Resumo:
O estudo analisa publicações do Twitter que reivindicam o status científico para trazer argumentos de autoridade a mensagens sobre a Covid-19, incluindo adesão ou crítica a medidas protetivas, aplicação ou não de vacinas e grau de periculosidade do vírus, entre outros. Os 3,3 milhões de posts que compõem o corpus da pesquisa foram publicados entre janeiro e maio de 2021. Dos quatro clusters identificados, o que mais angariou engajamento pautou principalmente a defesa do tratamento precoce, situando-se no campo do conservadorismo de direita em alinhamento com o governo Jair Bolsonaro. Os três outros clusters reagiram a isso, o que incluiu profissionais de saúde, autoridades sanitárias, epidemiologistas, jornalistas, além de influenciadores progressistas e de esquerda. No grupo alinhado ao governo, a longevidade de links que apelam à ciência para argumentar sobre a Covid-19 foi 150% maior do que nos outros três clusters identificados, o que aponta que, mesmo nem sempre observando parâmetros de método científico para embasar sua argumentação, o cluster da direita conservadora explora o status da ciência para defender seus pontos de vista.
Palavras-chave:
Covid-19; Twitter; ciência; pseudociência; esfera pública.
SÍNTESE DOS RESULTADOS
- O cluster que atrai maior volume de interações (41,5%) no Twitter é formado por usuários alinhados ao campo da direita conservadora e à defesa de protocolos de tratamento precoce para Covid-19. Esse não é o primeiro, e sim o terceiro cluster em termos de quantidade de perfis conectados entre si. Mesmo com a fatia de 21,5% dos perfis, portanto, este agrupamento funciona isoladamente como vetor de circulação de mensagens que pregam a eficácia do tratamento precoce. O cluster mais populoso, com 29,6% dos perfis, é composto por profissionais de saúde, cientistas e autoridades sanitárias que aludem à falta de comprovação dos protocolos de tratamento precoce, entre outros tópicos, e é o terceiro em termos de interações (11,6%). O segundo cluster no que se refere a interações (34,5%) e perfis (24,9%) é representado pelo campo da esquerda, com críticas dirigidas ao governo federal; enquanto que o menor (9,5% de perfis e 7,7% das interações) é formado por epidemiologistas, jornalistas e associações de infectologia também críticos à condução da pandemia pela administração de Jair Bolsonaro.

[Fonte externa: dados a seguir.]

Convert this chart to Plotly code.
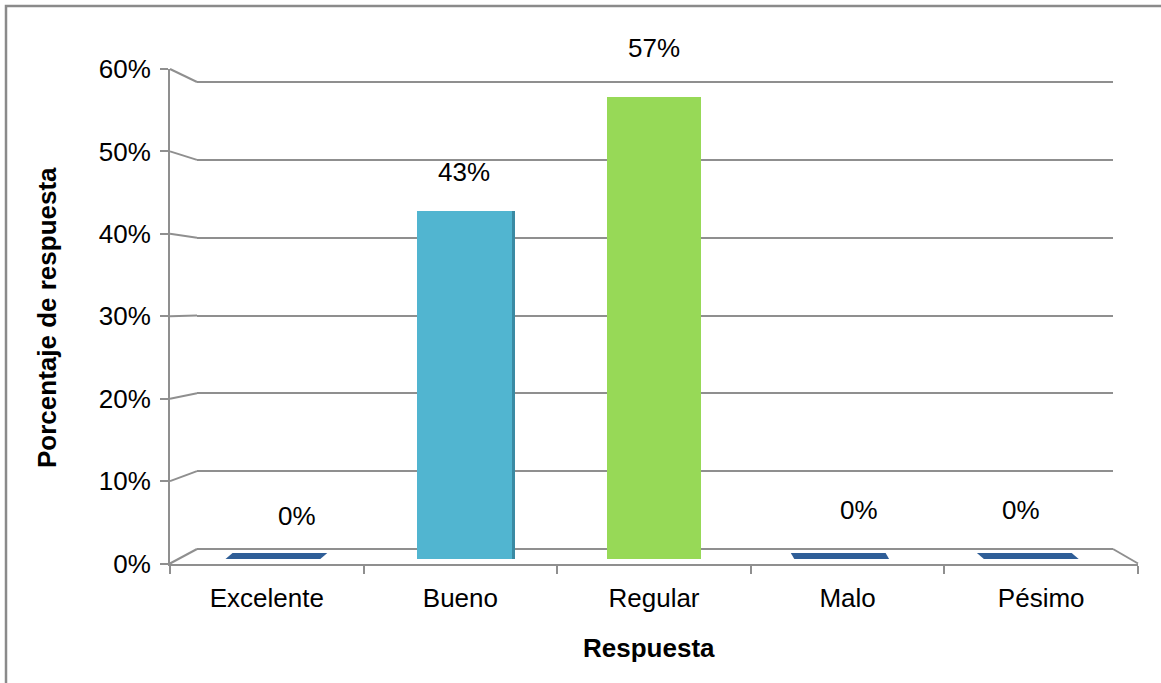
import plotly.graph_objects as go

# --- data -------------------------------------------------------------
categorias = ["Excelente", "Bueno", "Regular", "Malo", "Pésimo"]
porcentajes = [0.0, 0.43, 0.57, 0.0, 0.0]
ticks_y = [0.0, 0.1, 0.2, 0.3, 0.4, 0.5, 0.6]
etiquetas_y = ["0%", "10%", "20%", "30%", "40%", "50%", "60%"]

# --- styling ----------------------------------------------------------
W, H = 1161, 683
FONT = "Liberation Sans, Arial, sans-serif"
GRIS = "#8f8f8f"
colores = ["#2f5e97", "#51b5d0", "#97d957", "#2f5e97", "#2f5e97"]
lateral = ["rgba(0,0,0,0)", "#3a8aa3", "rgba(0,0,0,0)", "rgba(0,0,0,0)", "rgba(0,0,0,0)"]
desplaz_x = [22, 0, 0, 15, -12]
desplaz_y = [43, 39, 49, 49, 49]


def px(x):
    return x / W


def py(y):
    return 1 - y / H


# vertical extent shared by all layers (front scale: 0% .. 60%)
Y_TOP, Y_BOT = 69.0, 563.5
dom_y = [py(Y_BOT), py(Y_TOP)]
alto = Y_BOT - Y_TOP

# back wall scale: 0% at 549 px, 60% at 82 px
BACK0, BACK60 = 549.0, 82.0
k_back = (BACK0 - BACK60) / 0.6
back_lo = -(Y_BOT - BACK0) / k_back
back_hi = back_lo + alto / k_back

# column scale (mid depth): 0% at 559 px
COL0 = 559.0
k_col = 810.0
col_lo = -(Y_BOT - COL0) / k_col
col_hi = col_lo + alto / k_col

# front scale
k_front = alto / 0.6

fig = go.Figure()

# empty traces so the back-wall and front-axis subplots are built
fig.add_trace(go.Scatter(x=[], y=[], xaxis="x", yaxis="y",
                         hoverinfo="skip", showlegend=False))

# side face of the columns
paso = (1128 - 180) / 5.0
fig.add_trace(go.Bar(
    x=categorias, y=porcentajes, xaxis="x2", yaxis="y2",
    width=0.5, offset=-0.25 + 3.0 / paso,
    marker=dict(color=lateral, line=dict(width=0)),
    hoverinfo="skip", showlegend=False,
))
# columns
fig.add_trace(go.Bar(
    x=categorias, y=porcentajes, xaxis="x2", yaxis="y2",
    width=0.5, offset=-0.25,
    marker=dict(color=colores, line=dict(width=0)),
    showlegend=False,
))

fig.add_trace(go.Scatter(x=[], y=[], xaxis="x3", yaxis="y3",
                         hoverinfo="skip", showlegend=False))

shapes = []
# outer chart border
shapes.append(dict(type="rect", xref="paper", yref="paper",
                   x0=px(6), x1=px(1175), y0=py(700), y1=py(6),
                   line=dict(color="#8a8a8a", width=2.5), layer="below"))

# perspective joins between front axis and back wall
for v in ticks_y:
    shapes.append(dict(type="line", xref="paper", yref="paper",
                       x0=px(170), y0=py(Y_BOT - v * k_front),
                       x1=px(197), y1=py(BACK0 - v * k_back),
                       line=dict(color=GRIS, width=2)))
shapes.append(dict(type="line", xref="paper", yref="paper",
                   x0=px(1113), y0=py(BACK0), x1=px(1138), y1=py(Y_BOT),
                   line=dict(color=GRIS, width=2)))

# flat plates for empty categories
for i, (c, v) in enumerate(zip(categorias, porcentajes)):
    if v == 0:
        s = (2 - i) * 0.0185
        grosor = 6.0 / k_col
        yb, yt = v - 0.0, v + grosor
        x0, x1 = i - 0.26, i + 0.24
        path = (f"M {x0},{yb} L {x1},{yb} L {x1 + s},{yt} L {x0 + s},{yt} Z")
        shapes.append(dict(type="path", xref="x2", yref="y2", path=path,
                           fillcolor=colores[i], line=dict(width=0)))

annotations = []
for i, (c, v) in enumerate(zip(categorias, porcentajes)):
    annotations.append(dict(
        x=i, y=v, xref="x2", yref="y2", text=f"{round(v * 100)}%",
        showarrow=False, xanchor="center", yanchor="middle",
        xshift=desplaz_x[i], yshift=desplaz_y[i],
        font=dict(family=FONT, size=26, color="#000000"),
    ))

annotations.append(dict(
    x=px(47), y=py(318), xref="paper", yref="paper",
    text="<b>Porcentaje de respuesta</b>", textangle=-90, showarrow=False,
    xanchor="center", yanchor="middle",
    font=dict(family=FONT, size=26, color="#000000"),
))
annotations.append(dict(
    x=px(649), y=py(648), xref="paper", yref="paper",
    text="<b>Respuesta</b>", showarrow=False,
    xanchor="center", yanchor="middle",
    font=dict(family=FONT, size=26, color="#000000"),
))

fig.update_layout(
    width=W, height=H, autosize=False,
    margin=dict(l=0, r=0, t=0, b=0, pad=0, autoexpand=False),
    paper_bgcolor="white", plot_bgcolor="rgba(0,0,0,0)",
    barmode="overlay", bargap=0,
    font=dict(family=FONT, size=26, color="#000000"),
    shapes=shapes, annotations=annotations,
    # back wall with its gridlines
    xaxis=dict(domain=[px(197), px(1113)], range=[0, 1], visible=False,
               anchor="y", automargin=False),
    yaxis=dict(domain=dom_y, range=[back_lo, back_hi], anchor="x",
               tickmode="array", tickvals=ticks_y, showticklabels=False,
               ticks="", showline=False, showgrid=True, gridcolor=GRIS,
               gridwidth=2, zeroline=False, automargin=False),
    # columns
    xaxis2=dict(domain=[px(180), px(1128)], type="category",
                categoryorder="array", categoryarray=categorias,
                range=[-0.5, 4.5], visible=False, anchor="y2",
                automargin=False),
    yaxis2=dict(domain=dom_y, range=[col_lo, col_hi], visible=False,
                anchor="x2", automargin=False),
    # front axes with ticks and labels
    xaxis3=dict(domain=[px(170), px(1138)], range=[-0.5, 4.5], anchor="y3",
                tickmode="array", tickvals=list(range(len(categorias))),
                ticktext=categorias, ticks="", showline=True,
                linecolor=GRIS, linewidth=2, showgrid=False, zeroline=False,
                ticklabelstandoff=10, automargin=False,
                minor=dict(tickmode="linear", tick0=-0.5, dtick=1,
                           ticks="outside", ticklen=8, tickwidth=2,
                           tickcolor=GRIS, showgrid=False)),
    yaxis3=dict(domain=dom_y, range=[0, 0.6], anchor="x3",
                tickmode="array", tickvals=ticks_y, ticktext=etiquetas_y,
                ticks="outside", ticklen=8, tickwidth=2, tickcolor=GRIS,
                showline=True, linecolor=GRIS, linewidth=2, showgrid=False,
                zeroline=False, ticklabelstandoff=4, automargin=False),
)

fig.write_html("out.html")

- Entre os cinco domínios com mais menções, respostas e retuítes pelo cluster defensor da eficácia do tratamento precoce, todos são veículos de mídia conservadora de direita e hiperpartidarizados. Domínios de sites da imprensa tradicional ocuparam as cinco primeiras posições do cluster ligado a profissionais da saúde e autoridades sanitárias e dividiram espaço com sites de orientação editorial à esquerda, no grupo de oposição ao governo, e à direita, no conjunto mais ligado à centro-direita.
- O tempo de vida médio dos links em circulação sobre o assunto é de 100 horas em três dos quatro clusters. A exceção ocorre no cluster que defende o tratamento precoce, onde a duração sobe para 250 horas. Tendo em vista os dez links mais duradouros, é apenas no cluster defensor do tratamento precoce que se pode identificar URLs controversas e que propagam pseudociência. São sites anônimos que são alvos recorrentes de desmentidos e invalidados pela comunidade científica. O link mais duradouro circulou por 159 dias e é um exemplar dessa prática em defesa do tratamento precoce, assim como outros com mais tempo de vida. Já os três links menos duradouros circularam em torno de 85 dias e são todos de meios de comunicação.
- O cluster favorável ao tratamento precoce foi aquele que isolou mais domínios exclusivos/predominantes. Isso significa que, em 44% dos links, 90% das menções, respostas e retuítes ocorreram dentro do próprio cluster. Um percentual significativo de isolamento de fontes informativas ocorreu no cluster que reúne usuários críticos ao governo e alinhados a campos da esquerda, por onde 31% dos links circularam preponderantemente.
- Observa-se, também, que o cluster que defende a eficácia do tratamento precoce foi o conjunto que mais compartilhou seis dos quatorze domínios científicos que foram compartilhados por todos os clusters.